2,365 posts, read 11,103,002 times
Reputation: 696
Quote:
Originally Posted by GinnyDesta View Post
Catrinac it sounds to me as though the comment is so extraordinary, he must surely have been joking and you didn't take the joke! You should have laughed it off. As if a workplace meeting is going to be about your hair! Even if he was joking awkwardly, or even if he was NOT joking, you had the option of responding as though you were assuming it was a joke. Thereby taking any power to hurt you away from him. If you love your hair, be confident about it. If you've had compliments, believe in those.

No, he was being rude!!!!

What else is there to say, except plot to hire hells angels to cut his liver out.

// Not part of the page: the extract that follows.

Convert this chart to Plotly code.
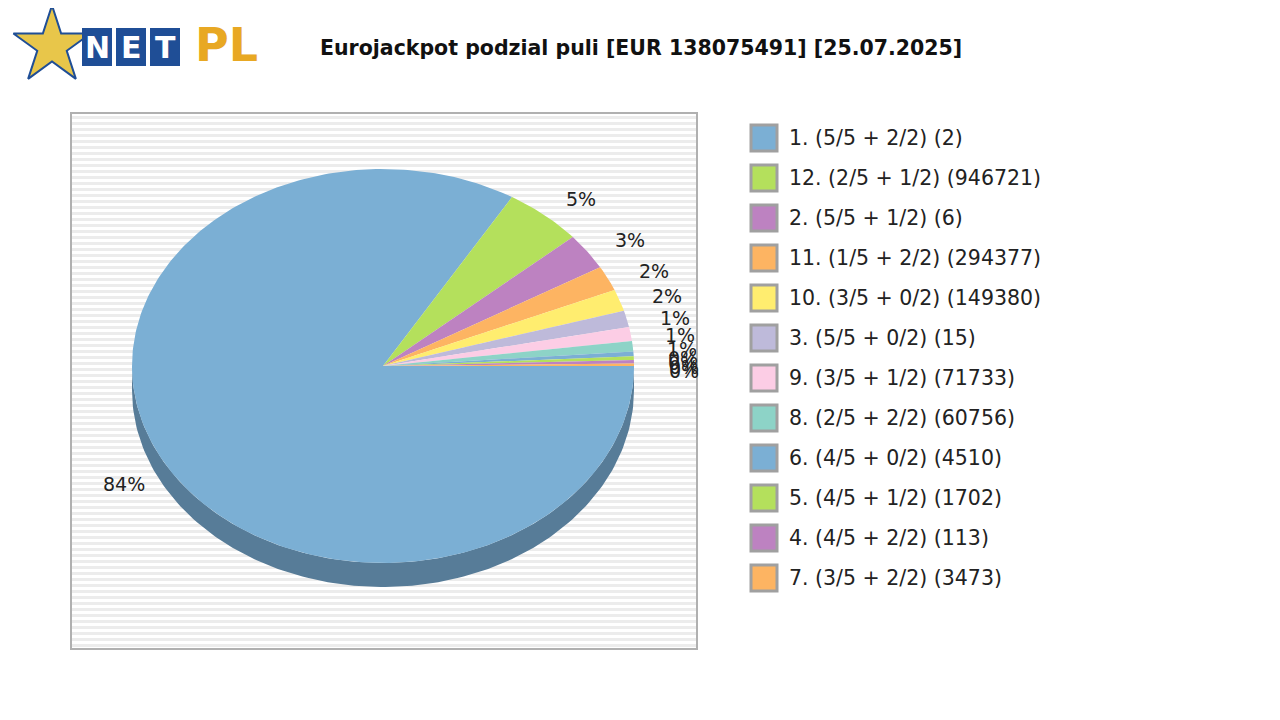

If not that, then you just have to ignore him and threaten to pull his toupee off, if he decides to be rude.

HOWEVER, unfortunately you have to say mean things in a funny, nice way...

if you can pull this off, then go for it,

if you cannot, then just ignore him.

yes, people will smirk,,but they will also distrust him/her.

i have a similiar problem...... and I would give as good as i get and a little more...but that is me and I don't necessairily advise it.

good luck...!!!

p.s. don't discuss it with co-workers only with family and us, since your co-workers will want to avoid it or laugh it off....since they don't want to be the next chicken in the road, run over by this guy. Beware of those who commiserate, since they will in the end, just want to avoid it, laugh it off or get you even more riled up and into trouble or worse psychoanalyze you, the guy and the situation, which will just exasperate you even more.